PROXY                                                       NO. OF SHARES ______
                           RFS HOTEL INVESTORS, INC.
         850 RIDGE LAKE BOULEVARD, SUITE 220, MEMPHIS, TENNESSEE 38120

          THIS PROXY IS SOLICITED ON BEHALF OF THE BOARD OF DIRECTORS

    The undersigned hereby appoints Robert M. Solmson and Kevin M Luebbers, or
either of them, as proxies, each with the power to appoint such person's
substitute, and hereby authorizes each of them to vote, as designated below, all
the shares of capital stock of RFS Hotel Investors, Inc. held of record by the
undersigned on March 15, 2001, at the Annual Meeting of Shareholders to be held
on May 3, 2001, or any adjournment thereof as specified below.

1.  ELECTION OF DIRECTORS
   (INSTRUCTION: To withhold authority to vote for any individual nominee,
    strike a line through the nominee's name below)

   [ ] FOR ALL NOMINEES LISTED BELOW

     CLASS I -- TERM EXPIRING 2004 -- BRUCE E CAMPBELL, RANDY L CHURCHEY, H.
       LANCE FORSDICK

   [ ] WITHHOLD AUTHORITY to vote for all nominees

2.  In their discretion, the proxies are authorized to vote upon such other
    business as may properly come before the meeting.
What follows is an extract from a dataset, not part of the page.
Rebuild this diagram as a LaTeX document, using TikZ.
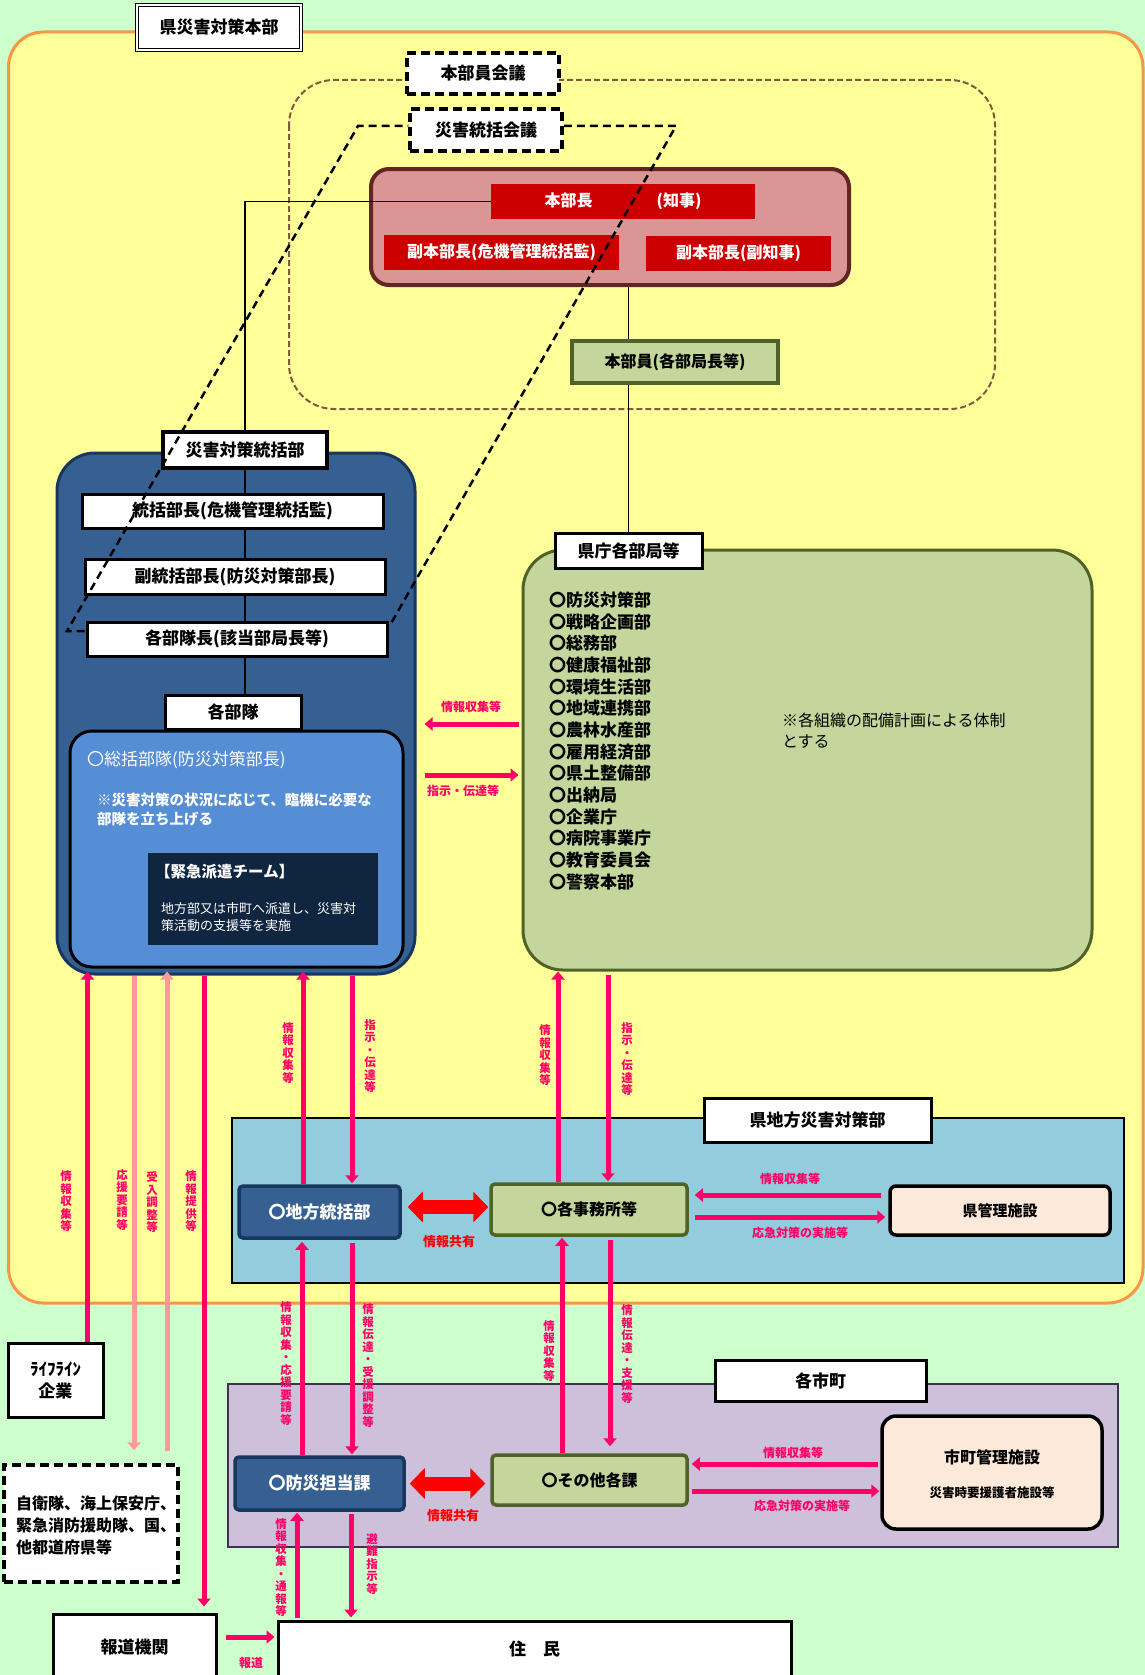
\documentclass[tikz,border=0pt]{standalone}
\usepackage{fontspec}
\setmainfont{Noto Sans CJK JP}
\usepackage{tikz}
\usetikzlibrary{arrows.meta, positioning, calc}

\definecolor{bggreen}{HTML}{CCFFCC}
\definecolor{hqyellow}{HTML}{FFFF99}
\definecolor{hqorange}{HTML}{F79646}
\definecolor{roseF}{HTML}{D99694}
\definecolor{roseD}{HTML}{632523}
\definecolor{barred}{HTML}{CC0000}
\definecolor{oliveF}{HTML}{C3D69B}
\definecolor{oliveD}{HTML}{4F6228}
\definecolor{steelF}{HTML}{376092}
\definecolor{steelD}{HTML}{17375E}
\definecolor{skyF}{HTML}{558ED5}
\definecolor{navyF}{HTML}{10253F}
\definecolor{arrowpink}{HTML}{FF0066}
\definecolor{softpink}{HTML}{FF9999}
\definecolor{aquaF}{HTML}{93CDDD}
\definecolor{lilacF}{HTML}{CCC0DA}
\definecolor{lilacD}{HTML}{403151}
\definecolor{peachF}{HTML}{FDE9D9}
\definecolor{brownD}{HTML}{7F5A3F}

\newcommand{\jpsz}[2]{\fontsize{#1}{#2}\selectfont}

\begin{document}
\begin{tikzpicture}[x=1pt, y=-1pt,
    wbox/.style={draw=black, fill=white, line width=3pt, inner sep=0pt, font=\jpsz{17pt}{22pt}\bfseries},
    dbox/.style={wbox, line width=3.5pt, dash pattern=on 9pt off 5pt},
    redbar/.style={fill=barred, text=white, inner sep=0pt, font=\jpsz{16pt}{20pt}\bfseries},
    olivebox/.style={draw=oliveD, fill=oliveF, line width=3.5pt, rounded corners=4pt, inner sep=0pt, font=\jpsz{16pt}{20pt}\bfseries},
    steelbox/.style={draw=steelD, fill=steelF, line width=3.5pt, rounded corners=4pt, inner sep=0pt, text=white, font=\jpsz{17pt}{20pt}\bfseries},
    peachbox/.style={draw=black, fill=peachF, line width=3.5pt, rounded corners=6pt, inner sep=0pt, font=\jpsz{15pt}{18pt}\bfseries},
    link/.style={line width=1.3pt},
    pk/.style={-{Triangle[width=13pt,length=8pt]}, line width=5pt, arrowpink},
    lpk/.style={pk, softpink},
    dbl/.style={{Triangle[width=30pt,length=15pt]}-{Triangle[width=30pt,length=15pt]}, line width=14pt, red},
    vlab/.style={text=arrowpink, align=center, inner sep=0pt, font=\jpsz{11.5pt}{12.5pt}\bfseries},
    hlab/.style={text=arrowpink, inner sep=0pt, font=\jpsz{12pt}{14pt}\bfseries},
    shlab/.style={text=red, inner sep=0pt, font=\jpsz{13pt}{15pt}\bfseries}
]

% Page
\fill[bggreen] (0,0) rectangle (1145,1675);
\useasboundingbox (0,0) rectangle (1145,1675);

% Prefecture HQ frame
\draw[fill=hqyellow, draw=hqorange, line width=3pt, rounded corners=35pt] (8.5,32) rectangle (1143,1303);
\draw[brownD, line width=2pt, dash pattern=on 6pt off 3pt, rounded corners=45pt] (289,80) rectangle (995,409);
\node[wbox, line width=1.2pt, double=white, double distance=1.5pt, minimum width=164pt, minimum height=45pt] (title) at (219,27.5) {県災害対策本部};

% Meetings
\node[dbox, minimum width=152pt, minimum height=41pt] (kaigi) at (483,73.5) {本部員会議};
\node[dbox, minimum width=152pt, minimum height=42pt] (tokatsukaigi) at (486,130) {災害統括会議};

% Head of HQ
\node[draw=roseD, fill=roseF, line width=4pt, rounded corners=18pt, minimum width=478pt, minimum height=116pt] (hq) at (610,227) {};
\node[redbar, minimum width=264pt, minimum height=35pt] (chiji) at (623,201.5) {本部長\hspace{64pt}(知事)};
\node[redbar, minimum width=235pt, minimum height=35pt] (fuku1) at (501.5,252.5) {副本部長(危機管理統括監)};
\node[redbar, minimum width=185pt, minimum height=35pt] (fuku2) at (738.5,253.5) {副本部長(副知事)};

% Disaster control HQ
\node[draw=steelD, fill=steelF, line width=3pt, rounded corners=38pt, minimum width=358pt, minimum height=521pt] (hombu) at (236,713.5) {};
\node[draw=black, fill=skyF, line width=3pt, rounded corners=22pt, minimum width=333pt, minimum height=236pt] (sokatsu) at (236.5,849) {};
\node[wbox, line width=3.5pt, minimum width=164pt, minimum height=36pt] (tokatsu) at (245,450) {災害対策統括部};
\node[wbox, minimum width=301pt, minimum height=34pt] (bucho) at (232.5,511) {統括部長(危機管理統括監)};
\node[wbox, minimum width=300pt, minimum height=35pt] (fukubucho) at (235,576.5) {副統括部長(防災対策部長)};
\node[wbox, minimum width=300pt, minimum height=34pt] (butaicho) at (237,639) {各部隊長(該当部局長等)};
\node[wbox, minimum width=136pt, minimum height=34pt] (butai) at (233,712) {各部隊};
\foreach \a/\b in {tokatsu/bucho, bucho/fukubucho, fukubucho/butaicho, butaicho/butai}
    \draw[link] (tokatsu.south |- \a.south) -- (tokatsu.south |- \b.north);
\draw[link] (chiji.west) -| (tokatsu.north);

\node[anchor=west, text=white, inner sep=0pt, font=\jpsz{17pt}{20pt}] (sokatsutxt) at (87,760) {〇総括部隊(防災対策部長)};
\node[anchor=west, text=white, align=left, inner sep=0pt, font=\jpsz{14.5pt}{19.5pt}\bfseries] (sokatsunote) at (97,809.5) {※災害対策の状況に応じて、臨機に必要な\\部隊を立ち上げる};
\node[fill=navyF, minimum width=230pt, minimum height=92pt, inner sep=0pt] (kinkyu) at (263,899) {};
\node[anchor=west, text=white, inner sep=0pt, font=\jpsz{15.5pt}{18pt}\bfseries] (kinkyutitle) at (155,872) {【緊急派遣チーム】};
\node[anchor=west, text=white, align=left, inner sep=0pt, font=\jpsz{13pt}{17pt}] (kinkyutxt) at (161,917.5) {地方部又は市町へ派遣し、災害対\\策活動の支援等を実施};

% Prefectural departments
\node[draw=oliveD, fill=oliveF, line width=3pt, rounded corners=40pt, minimum width=569pt, minimum height=420pt] (kyoku) at (807.5,760) {};
\node[wbox, minimum width=147pt, minimum height=35pt] (kyokulab) at (628.5,550.5) {県庁各部局等};
\foreach \dept [count=\i from 0] in {防災対策部, 戦略企画部, 総務部, 健康福祉部, 環境生活部, 地域連携部, 農林水産部, 雇用経済部, 県土整備部, 出納局, 企業庁, 病院事業庁, 教育委員会, 警察本部}
    \node[anchor=west, inner sep=0pt, font=\jpsz{17pt}{20pt}\bfseries] (dept\i) at (549, 600+21.67*\i) {〇\dept};
\node[anchor=west, align=left, inner sep=0pt, font=\jpsz{16pt}{21pt}] (kyokunote) at (782,730.5) {※各組織の配備計画による体制\\とする};

% Members
\draw[link] (hq.south -| kyokulab.north) -- (kyokulab.north |- 0,341);
\draw[link] (kyokulab.north |- 0,383) -- (kyokulab.north);
\node[olivebox, rounded corners=0pt, minimum width=206pt, minimum height=42pt] (honbuin) at (675,362) {本部員(各部局長等)};

% Regional office
\node[draw=black, fill=aquaF, line width=2.5pt, minimum width=892pt, minimum height=165pt] (chihoarea) at (678,1200.5) {};
\node[wbox, minimum width=227pt, minimum height=44pt] (chiholab) at (817.5,1120) {県地方災害対策部};
\node[steelbox, minimum width=161pt, minimum height=52pt] (chiho) at (319.5,1212) {〇地方統括部};
\node[olivebox, minimum width=196pt, minimum height=51pt] (jimusho) at (589,1209.5) {〇各事務所等};
\node[peachbox, minimum width=220pt, minimum height=49pt] (kenkanri) at (1000,1210.5) {県管理施設};

% Municipalities
\node[draw=lilacD, fill=lilacF, line width=2.5pt, minimum width=890pt, minimum height=163pt] (shichoarea) at (673,1465.5) {};
\node[wbox, minimum width=211pt, minimum height=41pt] (shicholab) at (820.5,1380.5) {各市町};
\node[steelbox, minimum width=169pt, minimum height=53pt] (bosai) at (319.5,1483.5) {〇防災担当課};
\node[olivebox, minimum width=195pt, minimum height=50pt] (sonota) at (589.5,1480) {〇その他各課};
\node[peachbox, rounded corners=14pt, minimum width=220pt, minimum height=113pt] (shikanri) at (992,1472.5) {};
\node[font=\jpsz{16pt}{18pt}\bfseries, inner sep=0pt] (shikanri1) at ($(shikanri.center)+(0,-15.5)$) {市町管理施設};
\node[font=\jpsz{12.5pt}{14pt}\bfseries, inner sep=0pt] (shikanri2) at ($(shikanri.center)+(0,20.5)$) {災害時要援護者施設等};

% Outside organisations
\node[wbox, align=center, minimum width=95pt, minimum height=74pt] (lifeline) at (55.5,1380) {ﾗｲﾌﾗｲﾝ\\企業};
\node[dbox, minimum width=174pt, minimum height=117pt] (jieitai) at (91,1523.5) {};
\node[anchor=west, align=left, inner sep=0pt, font=\jpsz{16pt}{22pt}\bfseries] (jieitaitxt) at (16,1525) {自衛隊、海上保安庁、\\緊急消防援助隊、国、\\他都道府県等};
\node[wbox, minimum width=163pt, minimum height=66pt] (hodo) at (134.5,1647) {報道機関};
\node[wbox, minimum width=513pt, minimum height=56pt] (jumin) at (534.5,1649) {住\hspace{17pt}民};

% Arrows HQ <-> departments
\draw[pk, shorten <=3pt, shorten >=8pt] ($(kyoku.west)+(0,-36)$) -- ($(kyoku.west -| hombu.east)+(0,-36)$);
\draw[pk, shorten <=8pt, shorten >=3pt] ($(kyoku.west -| hombu.east)+(0,15)$) -- ($(kyoku.west)+(0,15)$);
\node[hlab] at (471,707) {情報収集等};
\node[hlab] at (463,791) {指示・伝達等};

% Vertical arrows from HQ
\draw[pk] ($(lifeline.north)+(32,0)$) -- ($(lifeline.north |- hombu.south)+(32,-4)$);
\draw[lpk] ($(jieitai.north |- hombu.south)+(43,0)$) -- ($(jieitai.north)+(43,-13)$);
\draw[lpk] ($(jieitai.north)+(76,-12)$) -- ($(jieitai.north |- hombu.south)+(76,-4)$);
\draw[pk] ($(hodo.north |- hombu.south)+(69.5,0)$) -- ($(hodo.north)+(69.5,-6)$);
\draw[pk] ($(chiho.north)+(-16.5,0)$) -- ($(chiho.north |- hombu.south)+(-16.5,-4)$);
\draw[pk] ($(chiho.north |- hombu.south)+(32.5,0)$) -- ($(chiho.north)+(32.5,-1)$);
\draw[pk] ($(jimusho.north)+(-31,0)$) -- ($(jimusho.north |- kyoku.south)+(-31,0)$);
\draw[pk] ($(jimusho.north |- kyoku.south)+(19,3)$) -- ($(jimusho.north)+(19,-1)$);

\node[vlab] at (66,1201.5) {情\\報\\収\\集\\等};
\node[vlab] at (122,1200) {応\\援\\要\\請\\等};
\node[vlab] at (152,1202.5) {受\\入\\調\\整\\等};
\node[vlab] at (191,1201.5) {情\\報\\提\\供\\等};
\node[vlab] at (288,1053) {情\\報\\収\\集\\等};
\node[vlab] at (370,1056) {指\\示\\・\\伝\\達\\等};
\node[vlab] at (545,1055.5) {情\\報\\収\\集\\等};
\node[vlab] at (627,1059) {指\\示\\・\\伝\\達\\等};

% Regional office arrows
\draw[dbl] ($(chiho.east)+(6,-5)$) -- ($(chiho.east -| jimusho.west)+(-1,-5)$);
\node[shlab] at (449,1242) {情報共有};
\draw[pk] ($(kenkanri.west)+(-7,-15.5)$) -- ($(kenkanri.west -| jimusho.east)+(6,-15.5)$);
\draw[pk] ($(kenkanri.west -| jimusho.east)+(6,6.5)$) -- ($(kenkanri.west)+(-3,6.5)$);
\node[hlab] at (790,1179) {情報収集等};
\node[hlab] at (800,1233) {応急対策の実施等};

% Regional office <-> municipalities
\draw[pk] ($(bosai.north)+(-17.5,0)$) -- ($(bosai.north |- chiho.south)+(-17.5,2)$);
\draw[pk] ($(bosai.north |- chiho.south)+(32.5,3)$) -- ($(bosai.north)+(32.5,-1)$);
\draw[pk] ($(sonota.north)+(-27.5,0)$) -- ($(sonota.north |- jimusho.south)+(-27.5,1)$);
\draw[pk] ($(sonota.north |- jimusho.south)+(20.5,3)$) -- ($(sonota.north)+(20.5,-7)$);
\node[vlab] at (286,1363.5) {情\\報\\収\\集\\・\\応\\援\\要\\請\\等};
\node[vlab] at (368,1365.5) {情\\報\\伝\\達\\・\\受\\援\\調\\整\\等};
\node[vlab] at (549,1351) {情\\報\\収\\集\\等};
\node[vlab] at (627,1354) {情\\報\\伝\\達\\・\\支\\援\\等};

% Municipality arrows
\draw[dbl] ($(bosai.east)+(4,0)$) -- ($(bosai.east -| sonota.west)+(-5,0)$);
\node[shlab] at (453,1516) {情報共有};
\draw[pk] ($(shikanri.west)+(-2,-8.5)$) -- ($(shikanri.west -| sonota.east)+(3,-8.5)$);
\draw[pk] ($(shikanri.west -| sonota.east)+(3,18.5)$) -- ($(shikanri.west)+(-1,18.5)$);
\node[hlab] at (793,1453) {情報収集等};
\node[hlab] at (802,1506) {応急対策の実施等};

% Residents
\draw[pk] ($(bosai.south |- jumin.north)+(-22.5,-2)$) -- ($(bosai.south)+(-22.5,1)$);
\draw[pk] ($(bosai.south)+(31.5,2)$) -- ($(bosai.south |- jumin.north)+(31.5,-2)$);
\node[vlab] at (281,1567.5) {情\\報\\収\\集\\・\\通\\報\\等};
\node[vlab] at (372,1564) {避\\難\\指\\示\\等};
\draw[pk] ($(hodo.east)+(8,-10)$) -- ($(hodo.east -| jumin.west)+(-2,-10)$);
\node[hlab] at (251,1663) {報道};

% Disaster control meeting members
\draw[line width=2.5pt, dash pattern=on 8pt off 5pt] ($(butaicho.west)+(-1,-8)$) -- (67,631) -- (358,126) -- ($(tokatsukaigi.west)+(0,-4)$);
\draw[line width=2.5pt, dash pattern=on 8pt off 5pt] ($(tokatsukaigi.east)+(0,-4)$) -- (676,126) -- ($(butaicho.east)+(1,-13)$);

\end{tikzpicture}
\end{document}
    THIS PROXY, WHEN PROPERLY EXECUTED, WILL BE VOTED IN THE MANNER DIRECTED
HEREIN BY THE UNDERSIGNED SHAREHOLDER. IF NO DIRECTION IS MADE, THIS PROXY WILL
BE VOTED FOR THE ELECTION OF ALL NOMINEES FOR DIRECTOR.

                                                  DATED:                  , 2001
                                                      ---------------------

                                                  Please sign exactly as name
                                                  appears in left. When shares
                                                  are held by joint tenants,
                                                  both should sign. When signing
                                                  as attorney, as executor,
                                                  administrator, trustee or
                                                  guardian, please give full
                                                  title as such. If a
                                                  corporation, please sign in
                                                  full corporate name by
                                                  President or other authorized
                                                  officer. If a partnership,
                                                  please sign in partnership
                                                  name by authorized person.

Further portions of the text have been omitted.